Photo Illustration of SL Green CEO Marc Holliday (Getty)

Photo Illustration of SL Green CEO Marc Holliday (Getty)

Manhattan’s largest office landlord wants to bring a casino to Times Square. But for the moment the bets it’s hedging are on its balance sheet.

In recent months, SL Green Realty retired $800 million in corporate bonds, entered into interest-rate cap contracts on $270 million of property debt and set up $1.25 billion worth of interest rate swaps.

The threat to the company’s earnings posed by the economic environment have made “interest rate hedging and debt reduction our number one priority for the foreseeable future,” CEO Marc Holliday said on the real estate investment trust’s third-quarter earnings call Thursday.

SL Green retired the $800 million of corporate debt through a mix of refinancings and payoffs with proceeds from asset sales. The company also hedged its debt with a series of swaps and caps — financial contracts that protect borrowers if interest rates rise above specified thresholds.

Those contracts, however, are quickly becoming more expensive. In some cases, the costs of interest-rate caps have surged more than tenfold in the past year.

But SL Green Chief Financial Officer Matt DiLiberto noted that given how fast interest rates are rising, the savings the company realizes by entering into the contracts “far exceeds whatever incremental costs may be embedded in them.”

About 80 percent of the company’s debt is now hedged, he said.

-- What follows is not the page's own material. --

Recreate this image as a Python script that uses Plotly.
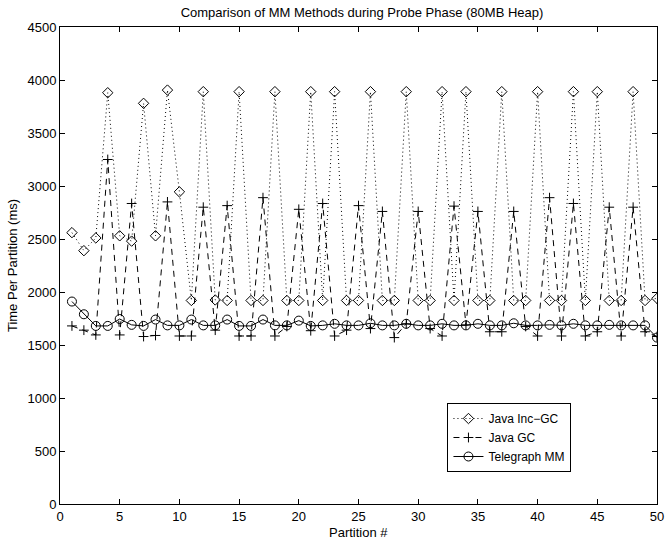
import plotly.graph_objects as go

partitions = list(range(1, 51))

java_inc_gc = [2560, 2390, 2510, 3880, 2530, 2480, 3780, 2530, 3905, 2945,
               1920, 3890, 1925, 1920, 3890, 1920, 1920, 3890, 1920, 1920,
               3890, 1920, 3890, 1920, 1920, 3890, 1920, 1920, 3890, 1920,
               1920, 3890, 1920, 3890, 1920, 1920, 3890, 1920, 1920, 3890,
               1920, 1920, 3890, 1920, 3890, 1920, 1920, 3890, 1920, 1940]

java_gc = [1680, 1640, 1595, 3250, 1595, 2835, 1580, 1590, 2850, 1585,
           1585, 2800, 1640, 2815, 1585, 1585, 2890, 1585, 1675, 2780,
           1635, 2835, 1585, 1640, 2815, 1655, 2760, 1570, 1700, 2760,
           1655, 1585, 2810, 1690, 2760, 1625, 1625, 2760, 1675, 1585,
           2890, 1585, 2835, 1585, 1625, 2800, 1585, 2800, 1625, 1580]

telegraph_mm = [1910, 1790, 1680, 1680, 1745, 1690, 1680, 1740, 1685, 1685,
                1740, 1685, 1685, 1740, 1680, 1680, 1740, 1685, 1685, 1730,
                1680, 1685, 1700, 1685, 1685, 1705, 1685, 1685, 1700, 1685,
                1685, 1700, 1685, 1685, 1700, 1685, 1685, 1705, 1685, 1685,
                1690, 1685, 1700, 1685, 1685, 1690, 1685, 1685, 1685, 1570]

x_ticks = [0, 5, 10, 15, 20, 25, 30, 35, 40, 45, 50]
y_ticks = [0, 500, 1000, 1500, 2000, 2500, 3000, 3500, 4000, 4500]

FONT = "Liberation Sans, Arial, Helvetica, sans-serif"
W, H = 671, 540
L, R, T, B = 60, 7, 27, 36
PW, PH = W - L - R, H - T - B

fig = go.Figure()
fig.add_trace(go.Scatter(
    x=partitions, y=java_inc_gc, name="Java Inc\u2212GC",
    mode="lines+markers",
    line=dict(color="black", width=1, dash="1px,3px"),
    marker=dict(symbol="diamond-open", size=8, color="black",
                line=dict(color="black", width=1)),
))
fig.add_trace(go.Scatter(
    x=partitions, y=java_gc, name="Java GC",
    mode="lines+markers",
    line=dict(color="black", width=1, dash="6px,5px"),
    marker=dict(symbol="cross-thin", size=7, color="black",
                line=dict(color="black", width=1)),
))
fig.add_trace(go.Scatter(
    x=partitions, y=telegraph_mm, name="Telegraph MM",
    mode="lines+markers",
    line=dict(color="black", width=1),
    marker=dict(symbol="circle-open", size=9, color="black",
                line=dict(color="black", width=1)),
))

axis_common = dict(
    showline=True, linecolor="black", linewidth=1, mirror="ticks",
    ticks="inside", ticklen=5, tickcolor="black", tickwidth=1,
    showgrid=False, zeroline=False, ticklabeloverflow="allow",
    tickfont=dict(family=FONT, size=13, color="black"),
)

fig.update_layout(
    width=W, height=H,
    margin=dict(l=L, r=R, t=T, b=B),
    paper_bgcolor="white", plot_bgcolor="white",
    font=dict(family=FONT, size=13, color="black"),
    title=dict(text="Comparison of MM Methods during Probe Phase (80MB Heap)",
               x=(L + PW / 2) / W, xanchor="center", y=1 - 12 / H, yanchor="middle",
               font=dict(family=FONT, size=13, color="black")),
    xaxis=dict(range=[0, 50], tickvals=x_ticks, **axis_common),
    yaxis=dict(range=[0, 4500], tickvals=y_ticks, **axis_common),
    showlegend=True,
    legend=dict(x=(452 - L) / PW, y=(H - B - 403) / PH, xanchor="left", yanchor="top",
                bgcolor="white", bordercolor="black", borderwidth=1,
                font=dict(family=FONT, size=12, color="black"),
                tracegroupgap=0, itemwidth=30),
    annotations=[
        dict(text="Partition #", xref="paper", yref="paper",
             x=0.5, y=-(532 - (H - B)) / PH, xanchor="center", yanchor="middle",
             showarrow=False, font=dict(family=FONT, size=13, color="black")),
        dict(text="Time Per Partition (ms)", xref="paper", yref="paper",
             x=-(L - 12) / PW, y=0.5, xanchor="center", yanchor="middle",
             textangle=-90, showarrow=False,
             font=dict(family=FONT, size=13, color="black")),
    ],
)

fig.write_html(
    "out.html",
    config={"displayModeBar": False},
    post_script="document.body.style.margin='0';document.body.style.overflow='hidden';",
)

The REIT reported funds from operations of $1.66 per share for the third quarter, down from $1.78 per share in the same period last year but slightly ahead of the consensus estimate of $1.64.

Highlights for the quarter included signing mutual fund giant Franklin Templeton to nearly 350,000 square feet at One Madison Avenue and the sale of almost 415,000 square feet at the Lipstick Building at 885 Third Avenue to Memorial Sloan Kettering for $300 million.

SL Green signed 32 leasing deals in Manhattan for a little more than 930,000 square feet during the quarter, up from 445,000 square feet last year, which executives said is an encouraging sign for the fourth quarter.

But the company is facing challenges beyond the office market’s murky future, including a variety of mixed economic indicators and the specter of a recession. Holliday said he expects occupancy across SL Green’s portfolio will continue to hover around 90 percent “until things turn around.”